Notre complicité artistique traduit une volonté affirmée de montrer des projets en train de s’inventer, de se tenter.

B. Charmatz

L’un de ces projets s’intitule Forever et consiste en une libre réappropriation de Café Müller, pièce iconique de Pina Bausch, créée en 1978 et accueillie dans la cour d’honneur du Palais des papes en 1995. Ici, à La Fabrica, vingt-cinq interprètes de générations différentes – dont Boris Charmatz lui-même et Héléna Pikon, membre emblématique du Tanztheater Wuppertal – (re)jouent la pièce six fois de suite (14, 15, 17, 18, 20 et 21 juillet), dans une version très brute, de diverses façons, en costumes originaux ou tenues de répétition.

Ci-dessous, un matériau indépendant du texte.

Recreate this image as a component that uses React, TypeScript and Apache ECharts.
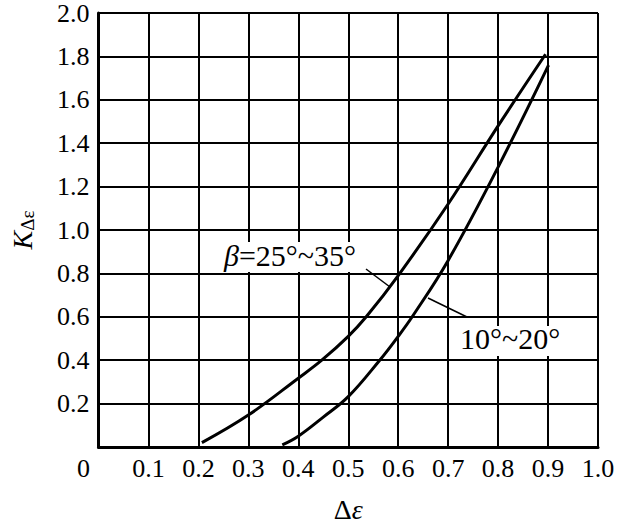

S’ajoutent des interludes divers, notamment des lectures de textes sur la pièce et des évocations de souvenirs. Le dispositif de la salle permet au public de varier les points de vue. Placé sous le double signe de l’immersion et de l’infinitude, l’ensemble dure sept heures – une « traversée » de deux heures environ étant conseillée pour avoir un bon aperçu du projet. En écho est programmé un ciné-marathon invitant à (re)voir plusieurs films de ou autour de Pina Bausch, dont Un jour Pina a demandé (1983), de Chantal Akerman.

« Une manière d’être ensemble »

Outre une version spéciale de sa dernière création en date, Liberté Cathédrale, déployée ici en plein air dans le stade de Bagatelle (5, 6, 8 et 9 juillet), Boris Charmatz propose, en ouverture du festival, une expérience inédite, baptisée Cercles. Celle-ci prend la forme d’un atelier à ciel ouvert, également dans le stade de Bagatelle, réunissant deux cents personnes – professionnelles ou non – pour mener ensemble un travail de recherche en vue d’une création future autour des danses en cercles.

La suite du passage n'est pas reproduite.